Set exercise:
Beneath this line are entries. Copy the range from the line with "Emit a Python" to the line with "from matplotlib.ticker import MultipleLocator", ends included, exactly; leave pictures out.

## start Data supplied

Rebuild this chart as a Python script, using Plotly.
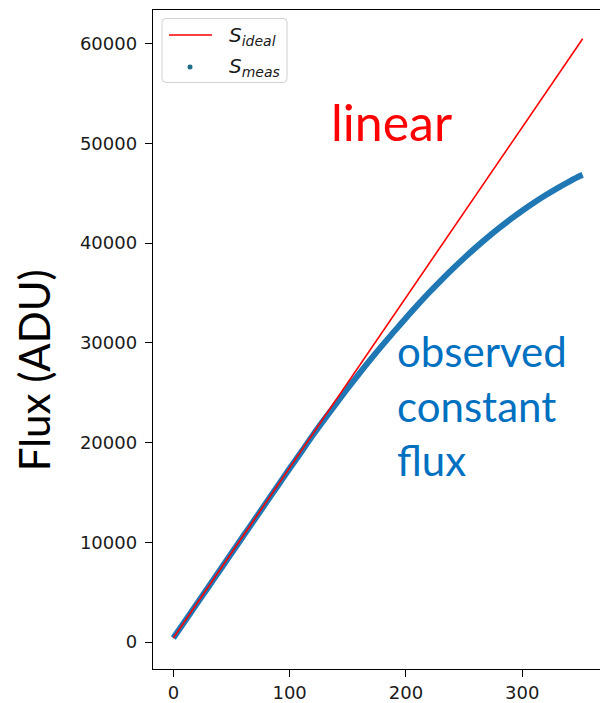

## end Data supplied
## start Data supplied

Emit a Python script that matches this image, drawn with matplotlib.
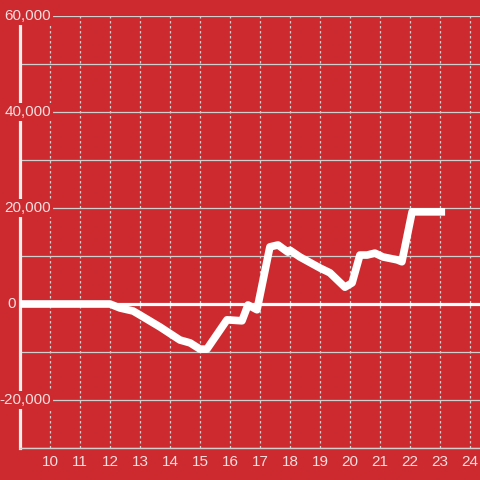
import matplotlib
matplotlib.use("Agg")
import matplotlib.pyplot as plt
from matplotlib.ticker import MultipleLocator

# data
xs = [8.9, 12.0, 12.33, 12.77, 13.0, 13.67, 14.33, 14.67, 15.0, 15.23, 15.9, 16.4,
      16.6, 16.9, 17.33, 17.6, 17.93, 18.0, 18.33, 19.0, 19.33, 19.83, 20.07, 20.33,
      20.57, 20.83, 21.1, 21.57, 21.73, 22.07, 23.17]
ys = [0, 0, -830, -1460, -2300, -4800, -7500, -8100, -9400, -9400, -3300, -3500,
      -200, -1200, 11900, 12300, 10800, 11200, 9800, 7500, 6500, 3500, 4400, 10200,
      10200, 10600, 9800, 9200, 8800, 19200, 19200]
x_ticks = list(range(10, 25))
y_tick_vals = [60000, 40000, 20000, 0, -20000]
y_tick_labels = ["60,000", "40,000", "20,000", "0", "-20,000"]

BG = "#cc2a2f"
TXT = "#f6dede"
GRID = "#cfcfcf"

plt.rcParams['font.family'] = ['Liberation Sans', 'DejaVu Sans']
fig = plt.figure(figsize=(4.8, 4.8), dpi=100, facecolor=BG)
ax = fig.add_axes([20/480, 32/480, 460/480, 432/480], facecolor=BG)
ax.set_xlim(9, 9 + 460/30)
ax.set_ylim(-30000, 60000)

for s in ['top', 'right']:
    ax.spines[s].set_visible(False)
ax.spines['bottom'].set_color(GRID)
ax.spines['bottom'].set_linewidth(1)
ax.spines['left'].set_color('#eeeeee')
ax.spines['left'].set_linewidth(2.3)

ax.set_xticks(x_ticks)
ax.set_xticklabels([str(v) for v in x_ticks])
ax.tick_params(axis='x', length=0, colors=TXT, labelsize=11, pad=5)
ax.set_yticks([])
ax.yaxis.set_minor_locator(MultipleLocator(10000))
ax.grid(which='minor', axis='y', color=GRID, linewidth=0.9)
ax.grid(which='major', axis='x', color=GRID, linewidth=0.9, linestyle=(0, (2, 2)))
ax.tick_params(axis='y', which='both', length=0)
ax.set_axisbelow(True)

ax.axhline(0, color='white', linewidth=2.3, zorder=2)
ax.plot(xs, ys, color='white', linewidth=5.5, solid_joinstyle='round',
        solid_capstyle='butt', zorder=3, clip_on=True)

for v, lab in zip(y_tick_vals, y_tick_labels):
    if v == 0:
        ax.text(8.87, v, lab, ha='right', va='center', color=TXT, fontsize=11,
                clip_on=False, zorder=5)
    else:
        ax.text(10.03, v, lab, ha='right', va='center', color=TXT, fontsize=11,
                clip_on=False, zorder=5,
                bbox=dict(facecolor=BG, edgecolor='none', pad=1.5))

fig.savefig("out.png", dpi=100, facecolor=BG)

## end Data supplied

Full response:
Emit a Python script that matches this image, drawn with matplotlib.
import matplotlib
matplotlib.use("Agg")
import matplotlib.pyplot as plt
from matplotlib.ticker import MultipleLocator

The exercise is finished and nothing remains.